Firstly--Has the 22nd defendant acquired the character of a mirasidar, in virtue of the purchases relied upon by him, or is he for the purpose of his plea of prescription to be regarded as not one of the co-tenants against whom he is prescribing?

Secondly.--Whether the 22nd defendant has completed any prescription for ownership appropriate to the character, which he is found to possess?

8. AS we are calling for a finding, with reference to adverse possession, we do not at the stage deal with the lower appellate Court's alternative ground of decision, viz., the claim of the 22nd Defendant, on equitable considerations. For the moment, we would only observe that such considerations will be relevant, in connection with the distribution of the shares, as ascertained in a proper scheme, after the preliminary decree has been passed and in order to and before the passing of the final decree. We shall, if necessary, point out in eventually remanding the case for the passing of a final decree one or two respects, in which we think that the lower appellate Court's statement of law is open to question. When findings on remand are received we shall also deal with the claim to reduction of the 22nd defendant's share, on the ground that no reduction from it has already been made, to correspond with the increases allowed to the shares of other parties.

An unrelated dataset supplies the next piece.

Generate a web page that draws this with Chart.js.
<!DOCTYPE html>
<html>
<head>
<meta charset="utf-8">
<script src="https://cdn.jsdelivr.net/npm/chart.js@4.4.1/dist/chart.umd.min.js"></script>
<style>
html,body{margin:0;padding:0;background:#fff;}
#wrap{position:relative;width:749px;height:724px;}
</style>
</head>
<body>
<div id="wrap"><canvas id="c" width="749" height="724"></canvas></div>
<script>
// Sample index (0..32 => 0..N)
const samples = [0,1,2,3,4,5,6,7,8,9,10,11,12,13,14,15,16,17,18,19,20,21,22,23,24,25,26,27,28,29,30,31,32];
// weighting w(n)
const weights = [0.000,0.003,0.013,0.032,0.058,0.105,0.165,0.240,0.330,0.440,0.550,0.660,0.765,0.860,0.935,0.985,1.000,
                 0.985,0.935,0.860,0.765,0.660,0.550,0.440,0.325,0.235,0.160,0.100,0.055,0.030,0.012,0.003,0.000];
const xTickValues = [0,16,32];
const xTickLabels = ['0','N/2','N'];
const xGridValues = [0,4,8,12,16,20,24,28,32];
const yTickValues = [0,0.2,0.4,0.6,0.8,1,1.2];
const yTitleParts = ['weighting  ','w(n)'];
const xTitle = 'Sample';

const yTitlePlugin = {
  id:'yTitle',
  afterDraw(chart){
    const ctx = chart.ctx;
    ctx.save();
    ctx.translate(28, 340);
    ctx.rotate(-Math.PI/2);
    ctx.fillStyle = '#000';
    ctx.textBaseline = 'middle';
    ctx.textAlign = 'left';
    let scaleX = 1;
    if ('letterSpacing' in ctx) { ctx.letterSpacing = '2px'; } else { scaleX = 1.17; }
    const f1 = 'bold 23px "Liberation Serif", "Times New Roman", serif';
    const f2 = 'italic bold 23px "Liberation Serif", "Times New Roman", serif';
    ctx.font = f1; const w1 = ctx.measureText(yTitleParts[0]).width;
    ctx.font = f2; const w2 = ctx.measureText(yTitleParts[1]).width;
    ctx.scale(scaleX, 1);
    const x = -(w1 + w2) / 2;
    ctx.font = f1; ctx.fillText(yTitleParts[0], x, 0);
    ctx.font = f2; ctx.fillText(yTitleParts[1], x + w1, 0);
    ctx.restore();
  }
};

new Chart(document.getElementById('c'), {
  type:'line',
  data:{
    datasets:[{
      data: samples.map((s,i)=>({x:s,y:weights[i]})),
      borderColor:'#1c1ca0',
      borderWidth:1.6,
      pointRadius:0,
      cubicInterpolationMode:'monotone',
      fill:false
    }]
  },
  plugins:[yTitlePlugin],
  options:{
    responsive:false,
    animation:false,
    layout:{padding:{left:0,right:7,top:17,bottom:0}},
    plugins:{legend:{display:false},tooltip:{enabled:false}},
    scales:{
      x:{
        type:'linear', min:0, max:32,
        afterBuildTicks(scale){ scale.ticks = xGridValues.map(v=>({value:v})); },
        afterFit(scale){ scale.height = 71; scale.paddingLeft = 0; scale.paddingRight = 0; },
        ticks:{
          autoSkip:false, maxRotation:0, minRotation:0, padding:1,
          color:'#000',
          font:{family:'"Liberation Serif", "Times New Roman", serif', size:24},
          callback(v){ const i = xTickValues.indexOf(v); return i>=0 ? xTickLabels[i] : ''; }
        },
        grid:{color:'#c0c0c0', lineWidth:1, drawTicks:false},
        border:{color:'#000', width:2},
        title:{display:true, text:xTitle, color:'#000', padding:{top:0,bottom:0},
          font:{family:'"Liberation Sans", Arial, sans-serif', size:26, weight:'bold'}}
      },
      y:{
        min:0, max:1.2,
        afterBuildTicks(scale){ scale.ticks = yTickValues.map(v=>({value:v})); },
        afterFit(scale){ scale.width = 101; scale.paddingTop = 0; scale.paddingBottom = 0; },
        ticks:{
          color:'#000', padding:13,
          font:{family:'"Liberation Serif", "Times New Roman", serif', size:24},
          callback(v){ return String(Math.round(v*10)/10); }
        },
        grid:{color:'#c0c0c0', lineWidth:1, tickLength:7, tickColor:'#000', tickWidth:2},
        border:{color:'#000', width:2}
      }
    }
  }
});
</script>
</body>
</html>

9. At this stage, the only remaining matters for consideration are certain claims relating to particular items or cases of particular parties, which have been put forward in the Appeal and the Memorandum of Cross-objections. In the appeal, there is firstly a claim based on the words alleged to be a proper interpretation of Exs. 83 and 49. Before us, that claim has not been disputed and we must therefore modify the Lower Appellate Court's judgment by adding a 1/3rd to the 1-15/.16 share already allowed by the Subordinate Judge to the 117th Defendant.

10. Next, the 22nd Defendant, in his Memorandum of Cross-objections, has claimed an addition of 1/32 to his share, on the ground that Ex. N. has been misread. This is not disputed. His share will be increased by 1/32.

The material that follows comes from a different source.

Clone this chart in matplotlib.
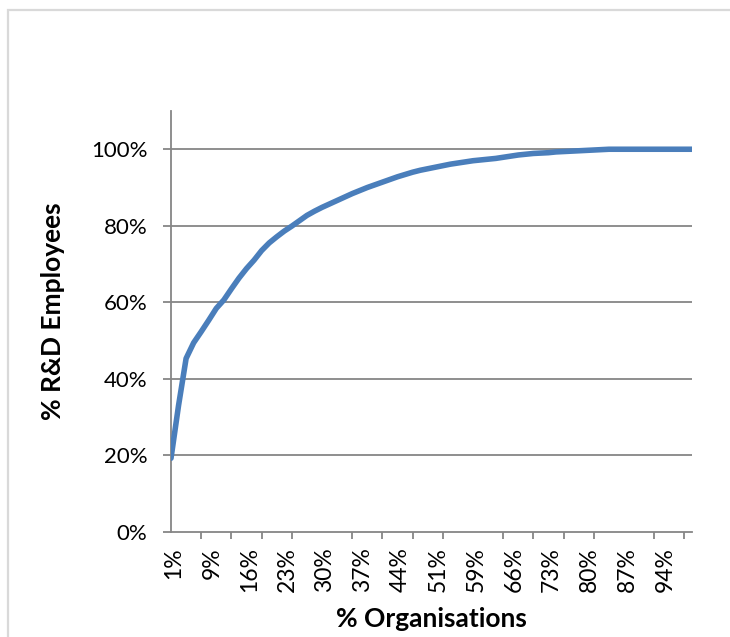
import matplotlib
matplotlib.use("Agg")
import matplotlib.pyplot as plt
import matplotlib.patches as mpatches
import matplotlib.transforms as mtransforms
import numpy as np

# cumulative share of R&D employees, one value per organisation band (70 bands)
rd_share = [
    0.192, 0.330, 0.453, 0.494, 0.523, 0.553, 0.584, 0.606, 0.635, 0.663,
    0.688, 0.710, 0.735, 0.755, 0.771, 0.786, 0.799, 0.813, 0.827, 0.838,
    0.848, 0.857, 0.866, 0.875, 0.884, 0.892, 0.900, 0.907, 0.914, 0.921,
    0.928, 0.934, 0.940, 0.945, 0.949, 0.953, 0.957, 0.961, 0.964, 0.967,
    0.970, 0.972, 0.974, 0.976, 0.979, 0.982, 0.985, 0.987, 0.989, 0.990,
    0.991, 0.993, 0.994, 0.995, 0.996, 0.997, 0.998, 0.999, 1.000, 1.000,
    1.000, 1.000, 1.000, 1.000, 1.000, 1.000, 1.000, 1.000, 1.000, 1.000,
]
xtick_labels = ["1%", "9%", "16%", "23%", "30%", "37%", "44%",
                "51%", "59%", "66%", "73%", "80%", "87%", "94%"]
ytick_values = [0.0, 0.2, 0.4, 0.6, 0.8, 1.0]
ytick_labels = ["0%", "20%", "40%", "60%", "80%", "100%"]

GREY = "#868686"
BLUE = "#4a7ebb"
FONT = "Lato"


def main():
    fig = plt.figure(figsize=(7.3, 6.37), dpi=100)
    fig.patch.set_facecolor("white")

    # outer chart frame (right/bottom edges fall outside the picture)
    frame = mpatches.Rectangle((8 / 730, -0.1), 1.0, 1 - 10 / 637 + 0.1,
                               transform=fig.transFigure, fill=False,
                               ec="#d9d9d9", lw=1.6)
    fig.add_artist(frame)

    ax = fig.add_axes([171 / 730, 1 - 531.7 / 637, 521 / 730, 420.7 / 637])

    x = np.arange(len(rd_share))
    ax.plot(x, rd_share, color=BLUE, lw=4.0, solid_capstyle="round",
            solid_joinstyle="round", zorder=3)

    ax.set_xlim(0, len(rd_share) - 1)
    ax.set_ylim(0, 1.1)

    for y in ytick_values[1:]:
        ax.axhline(y, color=GREY, lw=1.3, zorder=1)

    for side in ["top", "right"]:
        ax.spines[side].set_visible(False)
    for side in ["left", "bottom"]:
        ax.spines[side].set_color(GREY)
        ax.spines[side].set_linewidth(1.3)

    ax.set_yticks(ytick_values)
    ax.set_yticklabels(ytick_labels, fontfamily=FONT, fontsize=16)
    ax.tick_params(axis="y", length=6, width=1.3, color=GREY, pad=11)

    ax.set_xticks(x[::5])
    ax.set_xticklabels(xtick_labels, rotation=90, fontfamily=FONT, fontsize=16.5)
    ax.set_xticks(x[::4], minor=True)
    ax.tick_params(axis="x", which="major", length=0, pad=11)
    ax.tick_params(axis="x", which="minor", length=5, width=1.3, color=GREY)
    shift = mtransforms.ScaledTranslation(3 / 100, 0, fig.dpi_scale_trans)
    for lbl in ax.get_xticklabels():
        lbl.set_transform(lbl.get_transform() + shift)

    ax.set_ylabel("% R&D Employees", fontfamily=FONT, fontsize=19,
                  fontweight="bold")
    ax.yaxis.set_label_coords(-0.203, 0.525)
    ax.set_xlabel("% Organisations", fontfamily=FONT, fontsize=19,
                  fontweight="bold")
    ax.xaxis.set_label_coords(0.499, -0.18)

    fig.savefig("out.png", dpi=100)


if __name__ == "__main__":
    main()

11. The other ground in the Memorandum which is argued relates to the share of the 6th Plaintiff. This has eventually not been pressed before us.

12. The other claim made by the 117th Defendant is that the 3/8th share awarded by the Lower Appellate Court to the 65th Defendant should have been deducted from the shara given to the 22nd Defendant. The only facts which it is necessary to mention at this stage are that the 65th Defendant's title is based on a sale-deed, Ex. 103, to his father by Namasivaya Pillai, in 1875, whereas the 22nd Defendant's title is based on the sale-deed, Ex. 150(6), by Namasivaya, in 1883. Prima facie, the sale-deed of 1875 would take precedence over that of 1883, though it is of course possible that Namasivaya Pillai may have had properties, sufficient to satisfy the claims of both the purchasers. The Lower Appellate Court has not dealt with this aspect of the case and has not mentioned the dates of the two sale-deeds, and in the absence of such mention, we cannot consider its discussion satisfactory.

13. There are no doubt arguments which Mr. Krishnaswami Ayyar on behalf of the 22nd Defendant has placed before us, and in particular the plea of res judicata, which may be decisive; but in the absence of any consideration given to the relative dates of the sale-deeds, on which the titles rest, we cannot accept the Lower Appellate Court's judgment regarding this matter. We must therefore ask the Lower Appellate Court to submit a finding on the issue:

What are the shares which the 22nd and the 65th defendants are respectively entitled to, in respect of the purchase from Namasivaya Pillai?14. The findings are to be submitted on the evidence already on record and are due in this Court, on or before the 30th August, and seven days will be allowed for objections.

[The Additional Subordinate Judge of Tanjore submitted that (1) the 22nd defendant acquired the character of a co-owner or mirasidar, in virtue of the purchase relied on by him; (2) that he has, as such co-owner, acquired a title by prescription and (3) that the 65th and 22nd defendants were respectively entitled to 3/8 Pangus and 113/16 Pangus respectively.]